More recently, it has been contended that Africa, because of its ethnic tensions and pockets of archaic tribalism, has been left behind in the recent waves of economic development and prosperity. But Acemoğlu and Robinson refuse this assessment. What Africa is lacking, according to their opinion, is not the right culture but the right institutions. Were one to group the continent as a whole into some lost cause of cultural ignorance and incompetence, then what explains the success of Botswana and South Africa in the past years when compared to a considerable number of world countries? The authors make an ultimately convincing case against the Cultural Hypothesis by comparing specific countries’ development, not just whole continents like Africa with the Western hemisphere.
Geography Theory
But the cultural theory is not the sole subject of Acemoğlu and Robinson’s criticisms. In fact, they believe their main adversary is the Geography Theory, devised by Jeffery Sachs, an economist at Columbia University, and Jared Diamond, a UCLA geographer best know for his work Guns, Germs, and Steel. Both Sachs and Diamond talk about “geographical luck,” whereby a country’s economic development is largely determined by their position on the globe. Being landlocked, and thus having no direct way of accessing other resources but your own, for example, affects the way a country develops. Where you are determines what you can do, and thus how you can grow economically. This holds true for a many countries.
Nevertheless, the authors of Why Nations Fail dismiss this theory. Taking a historical perspective, Acemoğlu and Robinson contend that a considerable number of countries that were once very prosperous, though not in what is today considered a “geographically advantageous” position, stopped developing once they were colonized and forced into extractive institutions by Western empires. Such was the case for what is now Brazil and Mexico. Further, they mention the case of South Korea, which shares the same culture and geographical characteristics as North Korea, and yet is more prosperous than its more northerly neighbor. Institutions, not placement on the map, were decisive in these instances.

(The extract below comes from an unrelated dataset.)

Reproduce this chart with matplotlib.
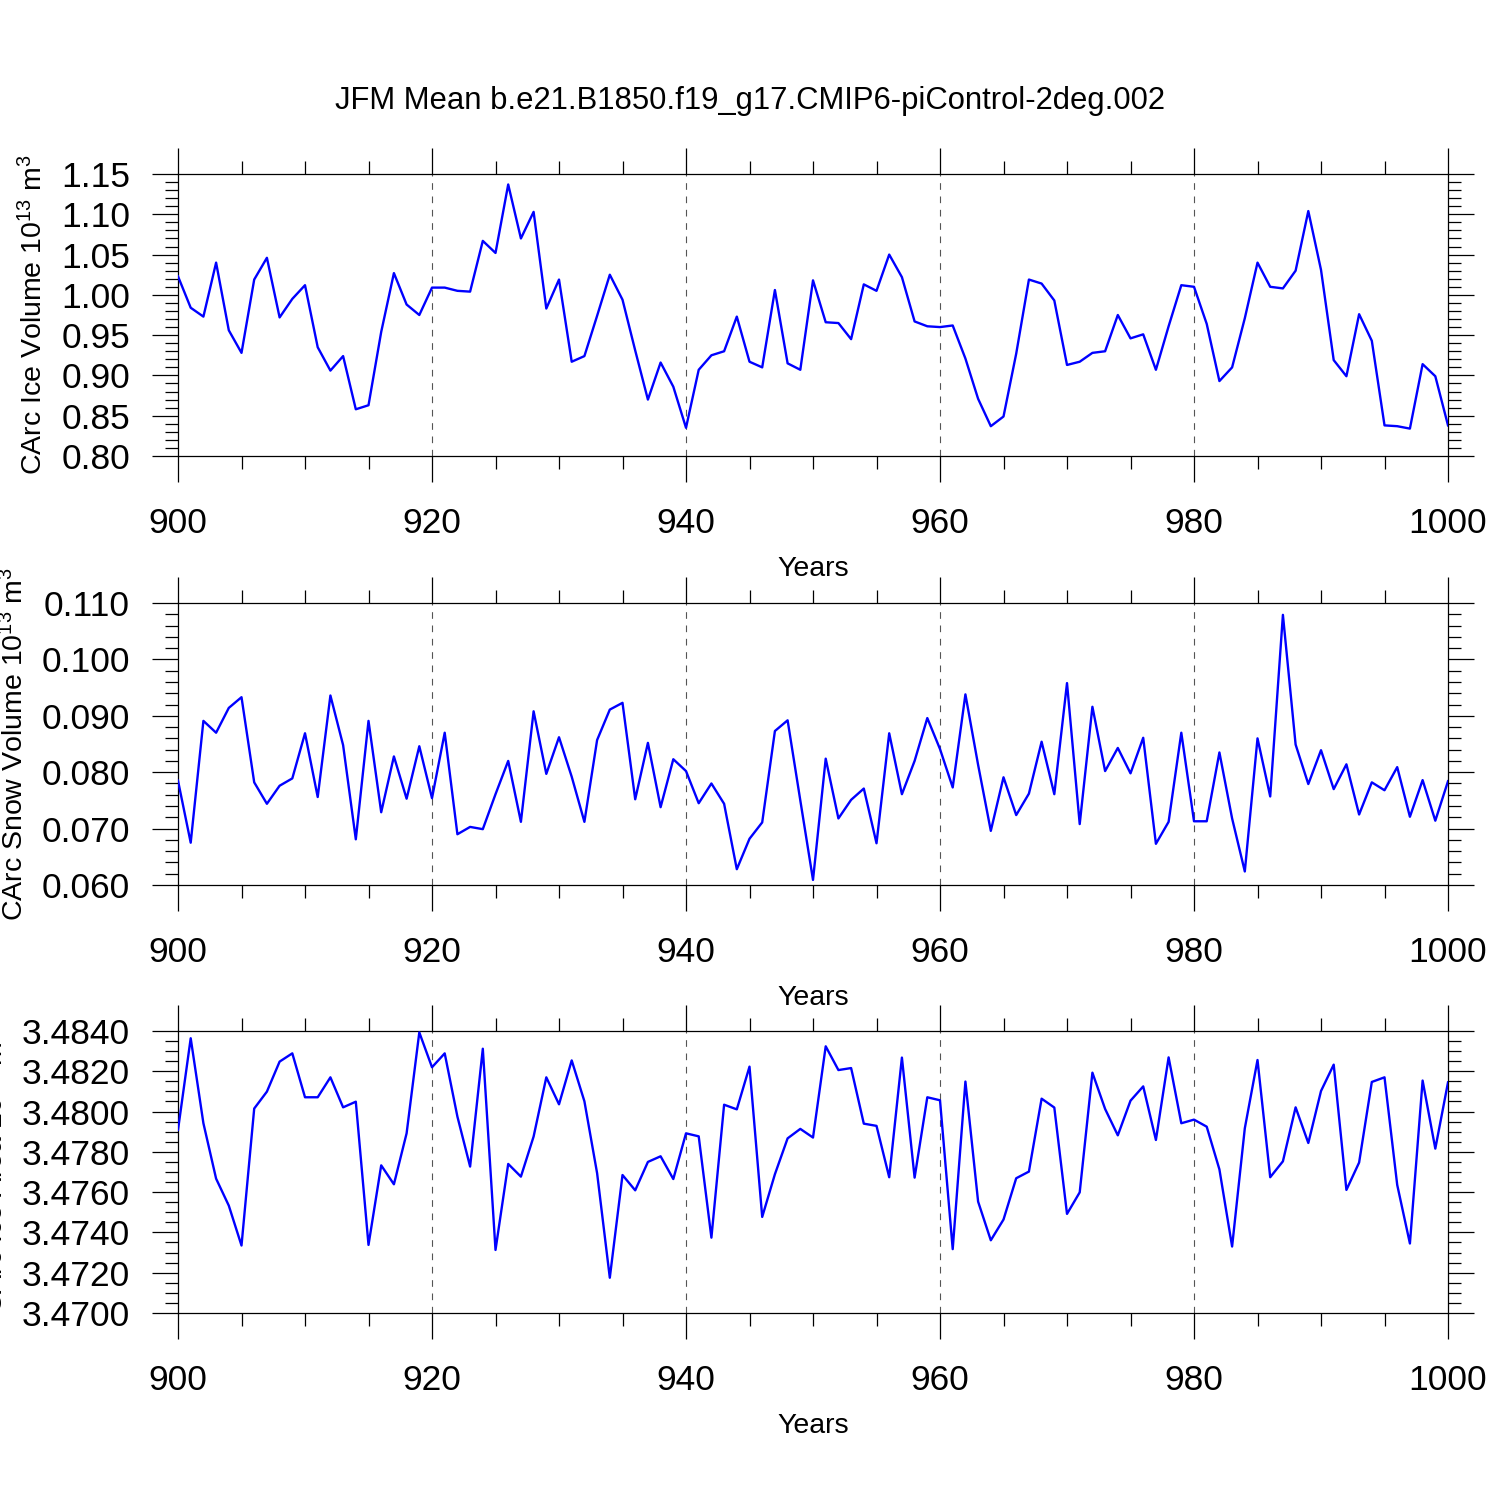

Sachs and Diamond, however, have far more data on their side . Using the Swedish Karolinks Institute of Medicine interactive website, Gapminder, one can readily see that over half of the poor and underdeveloped countries in today’s economy are landlocked, or located on islands far from a mainland. For geography theorists it is probably not surprising to notice that “coastline” nations have higher GDPs and standards of living, whereas “landlocked” countries and isolated islands tend to rank at the bottom of these metric. This is not to say that geography is everything, of course. But it certainly remains an important factor that can make a superpower—or break a small country.
Understanding prosperity and poverty: Too big of a goal?
Acemoğlu and Robinson focus too much on two things: historical events and attacking, in their words, “theories that don’t work.” In general, it is easy for one to agree that institutions matter for why countries flounder or flourish. In numerous occasions we see them stopping what could be prosperous possibilities. But the authors’ simplistically institutional and historical account ultimately falls short, not only because it is too narrow, but also because it raises more questions than it answers: Can there only be one theory that explains development? And what lies behind extractive institutions? Is it human failure at base? Or just historical contingency? A book that claims to explain why nations fail must succeed in solving these complex puzzles.